Film culte des années 2000, American Psycho a connu a regain de popularité ces dernières années, notamment auprès des jeunes hommes. Un engouement soudain que la réalisatrice Mary Harron a du mal à comprendre alors qu’il va justement à l’encontre des propos du film.
Adulé pour les mauvaises raisons
Sorti il y a maintenant 25 ans, American Psycho est aujourd'hui considéré comme un classique du cinéma américain. Mais ces dernières années, le film a connu un énorme regain de popularité, entraîné notamment par la réappropriation de l'hygiène de vie de l'infâme Patrick Bateman par la droite masculiniste. Un enthousiasme soudain difficile à comprendre, surtout pour la réalisatrice Mary Harron qui estime que, justement, son film se moque ouvertement de ce mode de vie. Interrogée pour l'anniversaire d'American Psycho par Letterboxd, la cinéaste s'est dite "perplexe" face à la façon dont son long-métrage a été "adopté par les Wall Street Bros".
Je suis toujours aussi perplexe. Je ne pense pas que Guinevere (Turner, coscénariste et actrice d'American Psycho) et moi nous attendions à ce que ce soit adopté par les "Wall Street Bros". Ce n'était pas notre intention. Alors, avons-nous échoué ? Je ne sais pas pourquoi, car Christian se moque clairement d'eux… Mais les gens lisent la Bible et décident d'aller tuer beaucoup de gens. Ils lisent L'Attrape-cœurs et décident de tirer sur le président.

"La satire d'un homme gay sur la masculinité"
Au-delà de son incompréhension, Mary Harron exprime aussi son désarroi face à la situation alors qu'elle explique que, pour elle et sa coscénariste Guinevere Turner, l'oeuvre originale de Bret Easton Ellis s'avère être une "satire d'un homme gay sur la masculinité".
Il était clair pour moi et Guinevere, qui est gay, que nous voyions cela comme une satire de la masculinité par un homme gay. Le fait que Bret Easton Ellis, auteur d'American Psycho , soit gay lui a permis de voir les rituels homoérotiques de ces mâles alpha, ce qui est également vrai dans le sport, à Wall Street et dans toutes ces choses où les hommes valorisent leur esprit de compétition extrême et leur capacité à “élever leurs prouesses”. Il y a quelque chose de très gay dans leur façon de fétichiser l'apparence et la salle de sport.
Visiblement abasourdie par le fait qu'une partie du public ait pris son film et l'oeuvre de Bret Easton Ellis au pied de la lettre, Mary Harron termine par exprimer son étonnement face à l'évolution de la société, qu'elle dénonçait déjà il y a 25 ans.

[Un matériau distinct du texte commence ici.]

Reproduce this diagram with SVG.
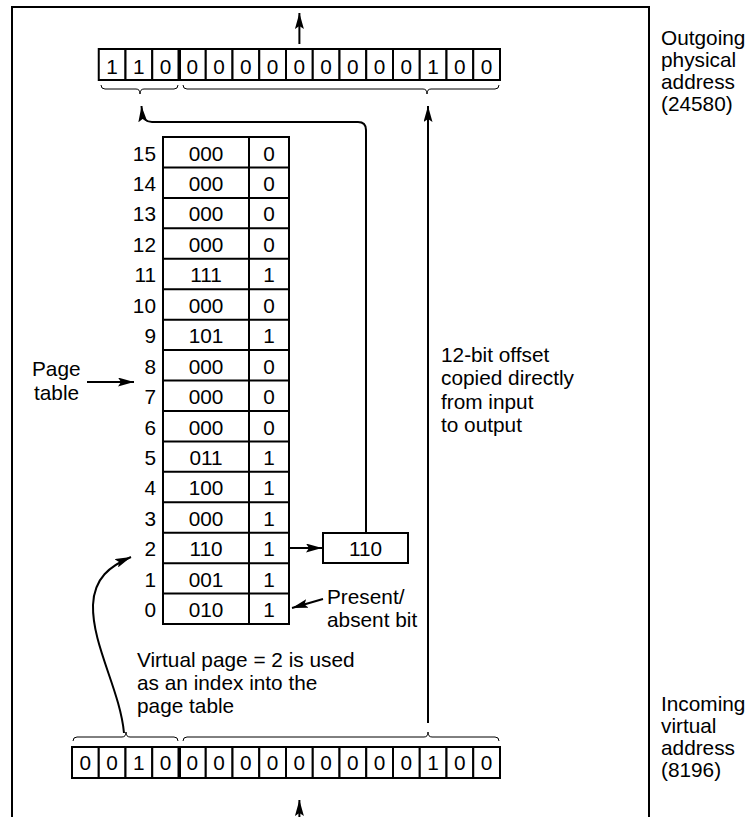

Il s'agissait d'une société prédatrice, et aujourd'hui, 25 ans plus tard, la situation est bien pire. Les riches sont bien plus riches, les pauvres sont bien plus pauvres. Je n'aurais jamais imaginé qu'il y aurait une telle célébration du racisme et de la suprématie blanche, ce qui est fondamentalement le cas à la Maison Blanche. Je n'aurais jamais imaginé que nous vivrions une telle expérience.
Plus actuel que jamais, American Psycho devrait bientôt faire son retour sur le devant de la scène. Un remake produit par Lionsgate a été confié à Luca Guadagnino, l'un des porte-étendards du cinéma indépendant américain contemporain, qui a notamment réalisé Call Me By Your Name et Challengers.